The Working Party is an advisory board consisting of EU data protection authorities and was created pursuant to the EU Data Protection Directive.  The views of the Working Party are typically followed by EU regulators.

On October 16, 2015, the Working Party issued a statement which noted that it was still considering Schrems and acknowledged the uncertainty Schrems has created. The Working Party confirmed that certain other mechanisms permitting the transfer of EU citizens’ personal information to the United States will remain valid, such as the “Standard Contractual Clauses and Binding Corporate Rules”. However, the Working Party noted that this will not prevent EU data protection authorities from investigating individual cases.

The Working Party emphasized the need for EU data protection authorities to have a “robust, collective and common position” to successfully implement Schrems. The statement adopts the position that the core element to Schrems was the issue of massive and indiscriminate surveillance in the United States, which the Working Party previously stated is incompatible with EU law.

In addition, the Working Party called on EU member states and institutions to enter discussions with the United States in order to find political, technical and legal solutions to enable transfers of personal information to the United States, while respecting the fundamental rights of EU citizens.

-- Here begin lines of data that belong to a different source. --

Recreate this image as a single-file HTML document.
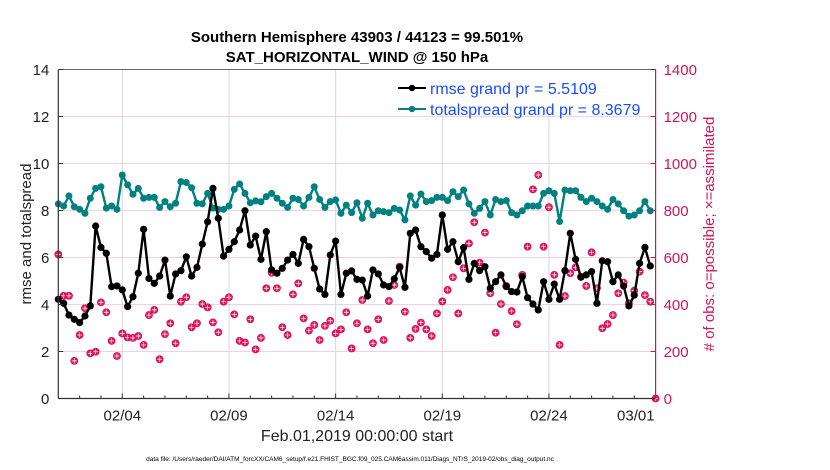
<!DOCTYPE html>
<html><head><meta charset="utf-8">
<style>
html,body{margin:0;padding:0;background:#fff;}
svg{display:block;font-family:"Liberation Sans",Arial,sans-serif;}
</style></head>
<body>
<svg id="chart" width="830" height="470" viewBox="0 0 830 470">
<rect x="0" y="0" width="830" height="470" fill="#fff"/>
<g id="grid"></g>
<g id="obs"></g>
<g id="series"></g>
<g id="axes"></g>
<text x="357" y="42" text-anchor="middle" font-size="15" font-weight="bold" fill="#000">Southern Hemisphere 43903 / 44123 = 99.501%</text>
<text x="357" y="62" text-anchor="middle" font-size="15" font-weight="bold" fill="#000">SAT_HORIZONTAL_WIND @ 150 hPa</text>
<text transform="translate(31,234) rotate(-90)" text-anchor="middle" font-size="15" fill="#222">rmse and totalspread</text>
<text transform="translate(714,234) rotate(-90)" text-anchor="middle" font-size="15" fill="#d0145a"># of obs: o=possible; ×=assimilated</text>
<text x="357" y="441" text-anchor="middle" font-size="16" fill="#222">Feb.01,2019 00:00:00 start</text>
<text x="350" y="461" text-anchor="middle" font-size="6.5" fill="#000">data file: /Users/raeder/DAI/ATM_forcXX/CAM6_setup/f.e21.FHIST_BGC.f09_025.CAM6assim.011/Diags_NTrS_2019-02/obs_diag_output.nc</text>
<g id="legend">
<rect x="384" y="70" width="271" height="45" fill="#fff" stroke="none"/>
<g>
<line x1="398" y1="88" x2="426" y2="88" stroke="#000" stroke-width="2"/>
<circle cx="412" cy="88" r="3.2" fill="#000"/>
<text x="430" y="94" font-size="16" fill="#1a4cff">rmse grand pr = 5.5109</text>
</g>
<g>
<line x1="398" y1="109" x2="426" y2="109" stroke="#008080" stroke-width="2"/>
<circle cx="412" cy="109" r="3.2" fill="#008080"/>
<text x="430" y="115" font-size="16" fill="#1a4cff">totalspread grand pr = 8.3679</text>
</g>
</g>
</svg>
<script>
const rmse = [4.22,4.05,3.55,3.37,3.23,3.51,3.94,7.34,6.43,6.18,4.76,4.79,4.62,3.91,4.33,5.33,7.2,5.11,4.9,5.21,5.89,4.36,5.3,5.44,6.03,5.21,5.58,6.57,7.52,8.94,7.67,6.06,6.35,6.67,7.17,7.99,6.53,6.91,5.92,
7.1,5.47,5.33,5.54,5.89,6.13,5.75,6.77,6.46,5.54,4.66,4.43,6.11,6.70,4.43,5.33,5.43,5.07,5.04,4.36,5.47,5.30,4.83,4.76,5.09,5.58,4.73,7.03,7.17,6.46,6.25,5.97,6.13,7.81,6.35,6.67,5.82,
6.42,5.07,5.75,5.44,5.61,4.69,4.97,5.26,4.76,4.55,4.53,5.18,4.29,4.02,3.77,4.97,4.22,4.87,4.22,5.44,7.03,5.92,5.16,5.26,5.40,4.05,5.86,5.82,4.97,5.26,4.79,3.94,4.40,5.75,6.43,5.64];
const spread = [8.28,8.19,8.62,8.16,8.05,7.88,8.52,8.94,9.01,8.1,8.19,8.05,9.51,9.09,8.69,8.94,8.52,8.56,8.56,8.13,8.38,8.16,8.31,9.23,9.19,8.97,8.31,8.28,8.73,8.1,8.05,8.05,8.19,8.9,9.13,8.73,8.33,8.41,8.37,
8.59,8.73,8.52,8.31,8.13,8.52,8.47,8.19,8.56,9.01,8.47,8.13,8.38,8.45,7.88,8.23,7.91,8.33,7.67,8.31,7.81,7.99,7.95,7.91,8.09,8.02,7.6,8.62,8.23,8.70,8.38,8.42,8.56,8.56,8.42,8.80,8.59,
8.87,8.28,7.88,8.09,8.38,7.81,8.47,8.38,8.42,7.91,7.81,7.99,8.19,8.19,8.19,8.73,8.84,8.73,7.53,8.87,8.84,8.84,8.56,8.38,8.52,8.38,8.19,8.05,8.47,8.28,7.99,7.76,7.81,7.99,8.38,7.99];
const obsCount = [613,437,437,160,270,384,192,199,409,367,245,181,277,260,258,266,228,355,377,167,274,320,235,412,431,303,320,402,388,324,282,412,431,358,245,238,337,209,258,
469,535,469,303,270,443,490,341,289,313,249,309,331,277,294,367,213,320,419,294,235,337,249,415,483,561,369,258,296,323,294,266,362,413,462,516,362,
554,660,750,578,706,448,280,402,479,372,316,526,646,890,951,646,814,526,228,436,533,558,518,479,622,469,299,317,355,448,493,405,459,540,440,412,0];
const leftTicks = [0,2,4,6,8,10,12,14];
const rightTicks = [0,200,400,600,800,1000,1200,1400];
const xTickDays = [3,8,13,18,23,28];
const xTickLabels = ["02/04","02/09","02/14","02/19","02/24","03/01"];

const X0=58.3, X1=655.6, Y0=398.5, Y1=69.5, NDAYS=28, STEP=0.25;
const xs = d => X0 + (X1-X0)*d/NDAYS;
const yL = v => Y0 - (Y0-Y1)*v/14;
const yR = v => Y0 - (Y0-Y1)*v/1400;
const NS='http://www.w3.org/2000/svg';
function mk(tag, attrs, parent){const e=document.createElementNS(NS,tag);for(const k in attrs)e.setAttribute(k,attrs[k]);parent.appendChild(e);return e;}
const grid=document.getElementById('grid'), axes=document.getElementById('axes'), obs=document.getElementById('obs'), ser=document.getElementById('series');

leftTicks.forEach(v=>{
  if(v>0&&v<14){const l=mk('line',{x1:X0,x2:X1,y1:yL(v),y2:yL(v),stroke:'#f6cfe0','stroke-width':1},grid);
  
  }
  const t=mk('text',{x:X0-9,y:yL(v)+5.5,'text-anchor':'end','font-size':15,fill:'#222'},axes);t.textContent=v;
  
  
  mk('line',{x1:X0,x2:X0+5,y1:yL(v),y2:yL(v),stroke:'#333'},axes);
});
rightTicks.forEach(v=>{
  const t=mk('text',{x:X1+8,y:yR(v)+5.5,'font-size':15,fill:'#d0145a'},axes);t.textContent=v;
  
  
  mk('line',{x1:X1-5,x2:X1,y1:yR(v),y2:yR(v),stroke:'#d0145a'},axes);
});
xTickDays.forEach((d,i)=>{
  if(d<NDAYS){const g=mk('line',{x1:xs(d),x2:xs(d),y1:Y1,y2:Y0,stroke:'#d8d8d8'},grid);
  
  }
  const t=mk('text',{x:d<NDAYS?xs(d):xs(d)-1,y:Y0+22,'text-anchor':d<NDAYS?'middle':'end','font-size':15,fill:'#222'},axes);
  t.textContent=xTickLabels[i];
  
  
});
for(let d=1;d<NDAYS;d++){mk('line',{x1:xs(d),x2:xs(d),y1:Y0,y2:Y0-(xTickDays.includes(d)?5:3),stroke:'#333'},axes);}
mk('line',{x1:X0,x2:X1,y1:Y0,y2:Y0,stroke:'#333','stroke-width':1.2},axes);
mk('line',{x1:X0,x2:X0,y1:Y0,y2:Y1,stroke:'#333','stroke-width':1.2},axes);
mk('line',{x1:X1,x2:X1,y1:Y0,y2:Y1,stroke:'#d0145a','stroke-width':1.2},axes);
mk('line',{x1:X0,x2:X1,y1:Y1,y2:Y1,stroke:'#333','stroke-width':0.8},axes);

obsCount.forEach((v,i)=>{
  const cx=xs(i*STEP), cy=yR(v);
  const c=mk('circle',{cx:cx,cy:cy,r:3.6,fill:'#e8145f',stroke:'#c0104e','stroke-width':0.6},obs);
  
  
  mk('path',{d:`M${cx-2.5},${cy}H${cx+2.5}M${cx},${cy-2.5}V${cy+2.5}`,stroke:'#fff','stroke-width':0.7},obs);
});

function drawLine(arr,color,name,r){
  const pts=arr.map((v,i)=>xs(i*STEP).toFixed(1)+','+yL(v).toFixed(1)).join(' ');
  const pl=mk('polyline',{points:pts,fill:'none',stroke:color,'stroke-width':2.4,'stroke-linejoin':'round'},ser);
  
  
  arr.forEach((v,i)=>{
    const c=mk('circle',{cx:xs(i*STEP),cy:yL(v),r:r,fill:color},ser);
    
    
  });
}
drawLine(spread,'#008080','totalspread',3.5);
drawLine(rmse,'#000','rmse',3.6);
</script>
</body></html>
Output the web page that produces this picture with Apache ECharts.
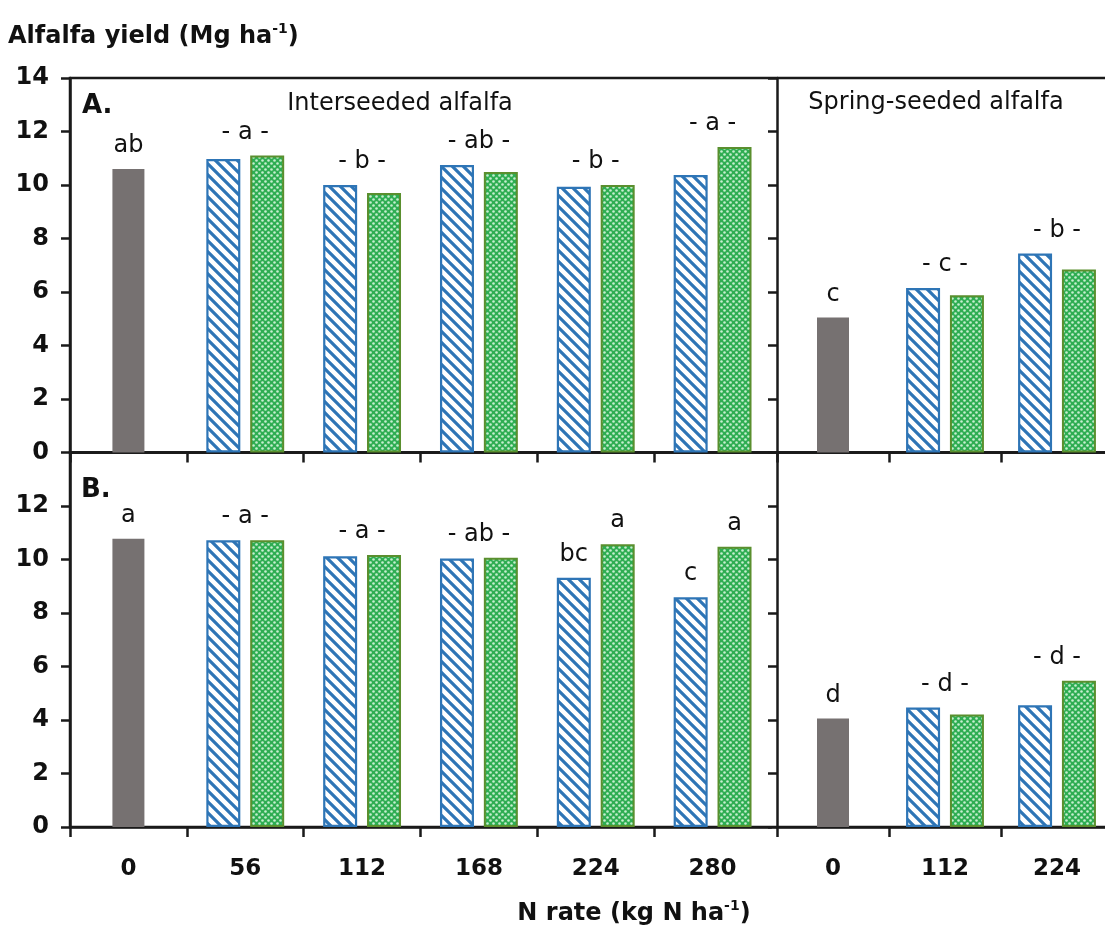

The Working Party stressed the need for “clear and binding mechanisms”, as well as “obligations on the necessary oversight of access by public authorities, on transparency, on proportionality, on redress mechanisms and on data protection rights”.

Canadian Implications

In light of Schrems and the Working Party’s statement, it is likely that any future decisions by EU data protection authorities with respect to adequate levels of protection under EU safe harbour rules will include an analysis of the laws and agreements regarding data transfer of the country to which EU citizens’ personal information is being transferred.  It will be worthwhile to monitor future decisions of EU data protection authorities and whether they call any other safe harbour structures into question.

Canadian businesses which rely on Safe Harbour to transfer personal information of EU citizens from their operations in the EU to the United States or which host personal information of EU citizens with service providers operating in the United States should promptly work to adopt one of the alternative means available to comply with the EU Data Protection Directive.